Dr. Samuel P. Scalia, a retired Pikesville physician who conducted research on histoplasmosis and tuberculosis while working with the Baltimore County Health Department, died Tuesday of a neurodegenerative disorder at the Gilchrist Center for Hospice Care in Towson. The Timonium resident was 80.
Born in New York City to immigrant parents from Sicily, Dr. Scalia graduated from Peter Stuyvesant High School in New York at the age of 16. He received a bachelor's degree from New York University and a medical degree from Hahnemann Medical College, now MCP Hahnemann University, in Philadelphia.

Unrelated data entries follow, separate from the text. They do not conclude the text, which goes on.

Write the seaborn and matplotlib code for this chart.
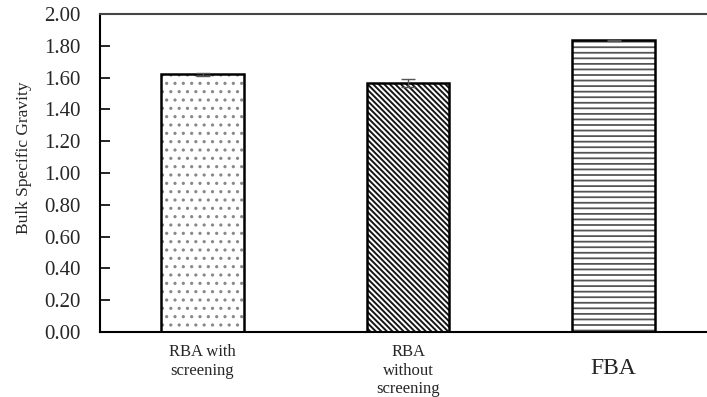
import matplotlib
matplotlib.use("Agg")
import matplotlib.pyplot as plt
import seaborn as sns
import pandas as pd
from matplotlib.transforms import ScaledTranslation

categories = ["RBA with\nscreening", "RBA\nwithout\nscreening", "FBA"]
values = [1.62, 1.565, 1.835]
errors = [0.008, 0.026, 0.004]
yticks = [0.0, 0.2, 0.4, 0.6, 0.8, 1.0, 1.2, 1.4, 1.6, 1.8, 2.0]

sns.set_theme(style="white")
plt.rcParams["font.family"] = ["Liberation Serif", "DejaVu Serif"]
plt.rcParams["hatch.linewidth"] = 1.0

df = pd.DataFrame({"cat": categories, "val": values})

fig = plt.figure(figsize=(7.07, 3.97), dpi=100)
ax = fig.add_axes([100 / 707, 65 / 397, 607 / 707, 318 / 397])

sns.barplot(data=df, x="cat", y="val", ax=ax, width=0.40, color="white",
            errorbar=None, saturation=1)

bs = chr(92)
hatches = ["..", bs * 6, "---"]
hcolors = ["#888888", "#151515", "#555555"]
hlw = [1.1, 1.4, 1.3]
for p, h, c, lw in zip(ax.patches, hatches, hcolors, hlw):
    p.set_hatch(h)
    p.set_edgecolor(c)
    p.set_linewidth(0)
    if hasattr(p, "set_hatch_linewidth"):
        p.set_hatch_linewidth(lw)

# outlines
sns.barplot(data=df, x="cat", y="val", ax=ax, width=0.40, fill=False,
            edgecolor="black", linewidth=1.8, errorbar=None)

ax.errorbar(x=list(range(len(values))), y=values, yerr=errors, fmt="none",
            ecolor="#555555", elinewidth=1.0, capsize=5, capthick=1.0)

ax.set_ylim(0, 2.0)
ax.set_xlim(-0.499, 2.455)
ax.set_yticks(yticks)
ax.set_yticklabels([f"{t:.2f}" for t in yticks], fontsize=15)
ax.tick_params(axis="y", direction="in", length=7, width=1.2, color="black", pad=14,
               left=True)
ax.tick_params(axis="x", length=0, pad=9)
ax.set_xlabel("")
ax.set_ylabel("Bulk Specific Gravity", fontsize=12.5)
ax.yaxis.set_label_coords(-0.112, 0.547)

labels = ax.get_xticklabels()
for lab in labels:
    lab.set_fontsize(12)
labels[2].set_fontsize(17)
labels[2].set_transform(labels[2].get_transform() +
                        ScaledTranslation(0, -10 / 72, fig.dpi_scale_trans))

for s in ["left", "bottom", "top"]:
    ax.spines[s].set_visible(True)
    ax.spines[s].set_color("black")
    ax.spines[s].set_linewidth(1.5)
ax.spines["top"].set_color("#444444")
ax.spines["right"].set_visible(False)

fig.savefig("out.png", dpi=100)
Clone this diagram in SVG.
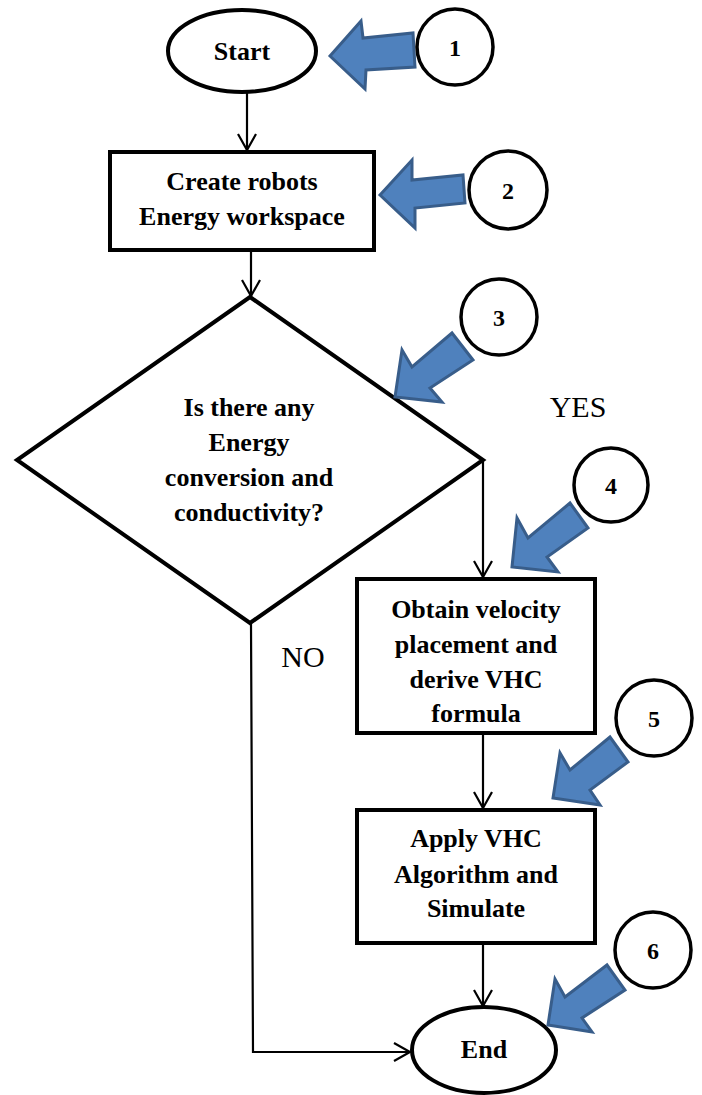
<svg xmlns="http://www.w3.org/2000/svg" width="702" height="1095" viewBox="0 0 702 1095">
<defs>
<style>
.shape{fill:#fff;stroke:#000;stroke-width:4}
.circ{fill:#fff;stroke:#000;stroke-width:3.5}
.blk{fill:#4f81bd;stroke:#385d8a;stroke-width:3;stroke-linejoin:miter}
.conn{fill:none;stroke:#000;stroke-width:2.2}
.t{font-family:"Liberation Serif",serif;font-weight:600;font-size:26px;text-anchor:middle;fill:#000}
.n{font-family:"Liberation Serif",serif;font-weight:600;font-size:24px;text-anchor:middle;fill:#000}
.lbl{font-family:"Liberation Serif",serif;font-size:30px;text-anchor:middle;fill:#000}
</style>
<marker id="arr" markerUnits="userSpaceOnUse" markerWidth="20" markerHeight="22" refX="17" refY="10" orient="auto">
<path d="M1,1 L17,10 L1,19" fill="none" stroke="#000" stroke-width="2.2"/>
</marker>
</defs>
<rect width="702" height="1095" fill="#fff"/>
<g id="connectors">
<line class="conn" x1="247" y1="93" x2="247" y2="150" marker-end="url(#arr)"/>
<line class="conn" x1="251" y1="251" x2="251" y2="296" marker-end="url(#arr)"/>
<polyline class="conn" points="483,460 483,577" marker-end="url(#arr)"/>
<line class="conn" x1="483" y1="734" x2="483" y2="808" marker-end="url(#arr)"/>
<line class="conn" x1="483" y1="944" x2="483" y2="1006" marker-end="url(#arr)"/>
<polyline class="conn" points="251,624 253,1052 410,1052" marker-end="url(#arr)"/>
<text class="lbl" x="578" y="417">YES</text>
<text class="lbl" x="303" y="667">NO</text>
</g>
<g id="start">
<ellipse class="shape" cx="242" cy="51" rx="74" ry="41"/>
<text class="t" x="242" y="60">Start</text>
</g>
<g id="create">
<rect class="shape" x="110" y="152" width="264" height="98"/>
<text class="t" x="242" y="190">Create robots</text>
<text class="t" x="242" y="225">Energy workspace</text>
</g>
<g id="decision">
<polygon class="shape" points="250,297 483,460 250,623 17,460"/>
<text class="t" x="249" y="416">Is there any</text>
<text class="t" x="249" y="451">Energy</text>
<text class="t" x="249" y="486">conversion and</text>
<text class="t" x="249" y="521">conductivity?</text>
</g>
<g id="obtain">
<rect class="shape" x="357" y="579" width="238" height="154"/>
<text class="t" x="476" y="618">Obtain velocity</text>
<text class="t" x="476" y="653">placement and</text>
<text class="t" x="476" y="688">derive VHC</text>
<text class="t" x="476" y="722">formula</text>
</g>
<g id="apply">
<rect class="shape" x="357" y="810" width="238" height="133"/>
<text class="t" x="476" y="847">Apply VHC</text>
<text class="t" x="476" y="883">Algorithm and</text>
<text class="t" x="476" y="917">Simulate</text>
</g>
<g id="end">
<ellipse class="shape" cx="484" cy="1050" rx="72" ry="43"/>
<text class="t" x="484" y="1058">End</text>
</g>
<g id="callout1">
<polygon class="blk" points="330,56 361,21 363,38 413,33 415,67 366,70 365,89"/>
<circle class="circ" cx="455" cy="47" r="38"/>
<text class="n" x="455" y="56">1</text>
</g>
<g id="callout2">
<polygon class="blk" points="380,195 412,160 412,180 463,175 465,203 415,208 415,228"/>
<circle class="circ" cx="508" cy="190" r="39"/>
<text class="n" x="508" y="199">2</text>
</g>
<g id="callout3">
<polygon class="blk" points="395,397 402,350 412,367 452,333 473,360 430,388 442,402"/>
<circle class="circ" cx="499" cy="317" r="38"/>
<text class="n" x="499" y="326">3</text>
</g>
<g id="callout4">
<polygon class="blk" points="512,567 517,518 528,538 570,503 588,528 547,557 558,572"/>
<circle class="circ" cx="611" cy="485" r="37"/>
<text class="n" x="611" y="494">4</text>
</g>
<g id="callout5">
<polygon class="blk" points="553,798 560,753 570,770 610,737 628,762 590,790 600,805"/>
<circle class="circ" cx="654" cy="718" r="38"/>
<text class="n" x="654" y="727">5</text>
</g>
<g id="callout6">
<polygon class="blk" points="548,1025 555,979 565,997 607,965 625,990 582,1018 592,1032"/>
<circle class="circ" cx="653" cy="950" r="38"/>
<text class="n" x="653" y="959">6</text>
</g>
</svg>
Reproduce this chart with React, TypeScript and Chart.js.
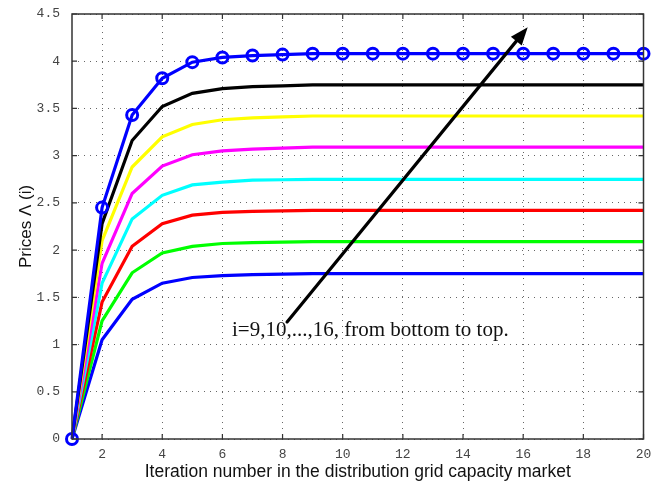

He completed an internship and residency in pathology at Fordham Hospital in New York, where he met his wife, the former Ethel Kussel of New York City. The couple married in 1947 and moved to Baltimore a year later so that Dr. Scalia could participate in a residency program at South Baltimore General Hospital, now Harbor Hospital.
In 1950, Dr. Scalia opened a private practice in internal medicine in Pikesville, where he worked with patients until his retirement in 1991.
He served from 1954 to 1956 in the Navy in the Panama Canal Zone and worked part time with the Baltimore County Health Department, serving as chief of tuberculosis control from 1957 to 1974, and senior venereal disease clinician and consultant from 1974 to 1983.
In his public health work, Dr. Scalia met with patients and helped them to understand their medical problems, said Lowell Stewart, a public health investigator with Baltimore County.
"He was the kind of guy who did it all," said Mr. Stewart of his former colleague. "He saw patients and ... he had his hands in all parts of the two programs. The guy was a ... hard worker, and he always wanted a job well done."
It was during his work with Baltimore County that Dr. Scalia performed research on histoplasmosis, an infectious disease caused by inhaling the microscopic spores of a type of fungus associated with bird droppings. The results of a skin test he administered to Baltimore County pupils were published in 1968 in the Maryland State Medical Journal.
Dr. Scalia is also credited with organizing a five-year tuberculin skin-testing program for Baltimore County high school students and revising and modernizing the county's tuberculosis control program.
As a venereal disease clinician, he took a stand against sexual promiscuity. In a 1972 article in The Evening Sun, Dr. Scalia reported a rise in incidents of venereal disease among young adults in Baltimore County. He blamed parents and school administrators for failing to persuade young adults to abstain from premarital sex.
"I blame it on the schools," Dr. Scalia said at the time. "They are forsaking the three R's for the three P's - Permissiveness, Promiscuity and the Pill."
He was a fellow of the American College of Chest Physicians, a former president of the Maryland Thoracic Society and a member of the Baltimore County Medical Association. Dr. Scalia was a longtime staff member at St. Agnes Hospital, now St. Agnes HealthCare, in Baltimore, where he served as an adviser and mentor to medical students.
"His level of expertise and experience was a source of wisdom for new members entering the medical profession," said Kyle Swisher, president of the St. Agnes Hospital Foundation.
Dr. Scalia was also a devoted fan of opera and big-band music, said daughter Geraldine Scalia of New York City. Ms. Scalia said that her father also enjoyed fine wines and fresh seafood, especially oyster chowder and pasta with shrimp sauce on Christmas Eve.
Ms. Scalia said that her father had a difficult time retiring from his medical practice because he so enjoyed keeping up with his patients, some of whom sought him out because he spoke Italian. Although his wife pushed for moving to Florida or California after he retired, Dr. Scalia wanted to stay in the Baltimore area.
"He hung his first shingle out on Reisterstown Road in 1950," Ms. Scalia said of her father. "He was well known in the community, and he really never wanted to leave, not even to go back to New York. He was a Marylander." Services were held yesterday.
Besides his wife and daughter, Dr. Scalia is survived by two sons, Philip Scalia of Cherry Valley, N.Y., and Michael Scalia of Vienna, Va.; another daughter, Jane Hershberg of Jerusalem; five grandsons; and many nieces and nephews.